-- Start --

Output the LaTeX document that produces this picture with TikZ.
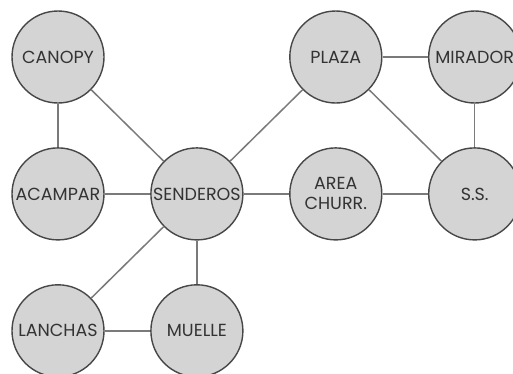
\documentclass[tikz,border=0pt]{standalone}
\usepackage{fontspec}
\setmainfont{Poppins}
\usetikzlibrary{positioning}
\definecolor{SpotFill}{HTML}{D4D4D4}
\definecolor{SpotLine}{HTML}{474747}
\definecolor{SpotText}{HTML}{333333}
\definecolor{TrailGray}{HTML}{7A7A7A}
\tikzset{
  spot/.style={circle, draw=SpotLine, fill=SpotFill, line width=1.4pt, minimum size=92pt, inner sep=0pt, align=center, text=SpotText, font=\fontsize{17.5}{20}\selectfont},
  trail/.style={draw=TrailGray, line width=1.5pt}
}
\begin{document}
\begin{tikzpicture}[x=1pt, y=-1pt, node distance=43.5pt and 45.5pt]
  \useasboundingbox[fill=white] (0,0) rectangle (513,373);
  \node[spot] (canopy) at (58,57) {CANOPY};
  \node[spot,below=of canopy] (acampar) {ACAMPAR};
  \node[spot,below=of acampar] (lanchas) {LANCHAS};
  \node[spot,right=of acampar] (senderos) {SENDEROS};
  \node[spot,right=of lanchas] (muelle) {MUELLE};
  \node[spot,right=of senderos] (area) {AREA\\CHURR.};
  \node[spot,right=of area] (ss) {S.S.};
  \node[spot,above=of area] (plaza) {PLAZA};
  \node[spot,above=of ss] (mirador) {MIRADOR};

  \draw[trail] (canopy) -- (acampar);
  \draw[trail] (canopy) -- (senderos);
  \draw[trail] (acampar) -- (senderos);
  \draw[trail] (senderos) -- (area);
  \draw[trail] (senderos) -- (plaza);
  \draw[trail] (senderos) -- (lanchas);
  \draw[trail] (senderos) -- (muelle);
  \draw[trail] (lanchas) -- (muelle);
  \draw[trail] (plaza) -- (mirador);
  \draw[trail] (plaza) -- (ss);
  \draw[trail] (mirador) -- (ss);
  \draw[trail] (area) -- (ss);
\end{tikzpicture}
\end{document}
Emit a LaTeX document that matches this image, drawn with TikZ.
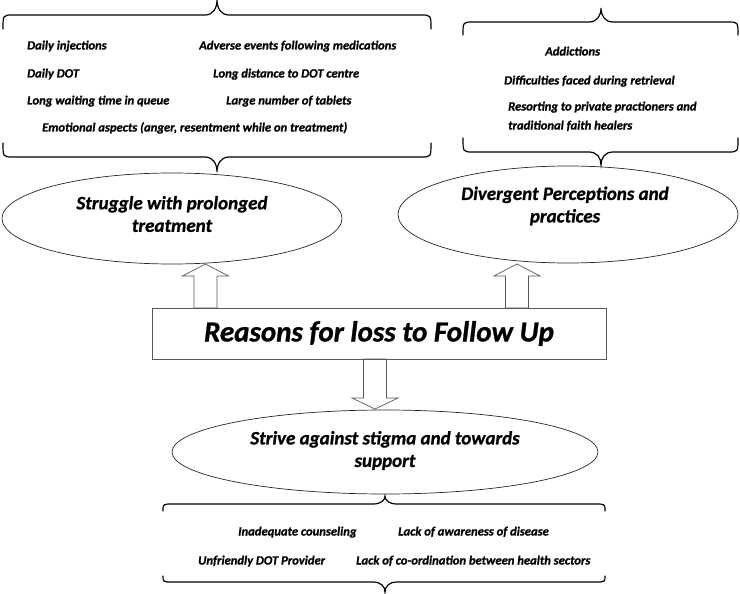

-- End --

_AIM OF THE EXERCISE_
Copy all the entries word for word. Omit any pictures.

_TASK ANSWER_
Output the LaTeX document that produces this picture with TikZ.
\documentclass[tikz,border=0pt]{standalone}
\usepackage{fontspec}
\setmainfont{Poppins}
\usetikzlibrary{positioning}
\definecolor{SpotFill}{HTML}{D4D4D4}
\definecolor{SpotLine}{HTML}{474747}
\definecolor{SpotText}{HTML}{333333}
\definecolor{TrailGray}{HTML}{7A7A7A}
\tikzset{
  spot/.style={circle, draw=SpotLine, fill=SpotFill, line width=1.4pt, minimum size=92pt, inner sep=0pt, align=center, text=SpotText, font=\fontsize{17.5}{20}\selectfont},
  trail/.style={draw=TrailGray, line width=1.5pt}
}
\begin{document}
\begin{tikzpicture}[x=1pt, y=-1pt, node distance=43.5pt and 45.5pt]
  \useasboundingbox[fill=white] (0,0) rectangle (513,373);
  \node[spot] (canopy) at (58,57) {CANOPY};
  \node[spot,below=of canopy] (acampar) {ACAMPAR};
  \node[spot,below=of acampar] (lanchas) {LANCHAS};
  \node[spot,right=of acampar] (senderos) {SENDEROS};
  \node[spot,right=of lanchas] (muelle) {MUELLE};
  \node[spot,right=of senderos] (area) {AREA\\CHURR.};
  \node[spot,right=of area] (ss) {S.S.};
  \node[spot,above=of area] (plaza) {PLAZA};
  \node[spot,above=of ss] (mirador) {MIRADOR};

  \draw[trail] (canopy) -- (acampar);
  \draw[trail] (canopy) -- (senderos);
  \draw[trail] (acampar) -- (senderos);
  \draw[trail] (senderos) -- (area);
  \draw[trail] (senderos) -- (plaza);
  \draw[trail] (senderos) -- (lanchas);
  \draw[trail] (senderos) -- (muelle);
  \draw[trail] (lanchas) -- (muelle);
  \draw[trail] (plaza) -- (mirador);
  \draw[trail] (plaza) -- (ss);
  \draw[trail] (mirador) -- (ss);
  \draw[trail] (area) -- (ss);
\end{tikzpicture}
\end{document}
Emit a LaTeX document that matches this image, drawn with TikZ.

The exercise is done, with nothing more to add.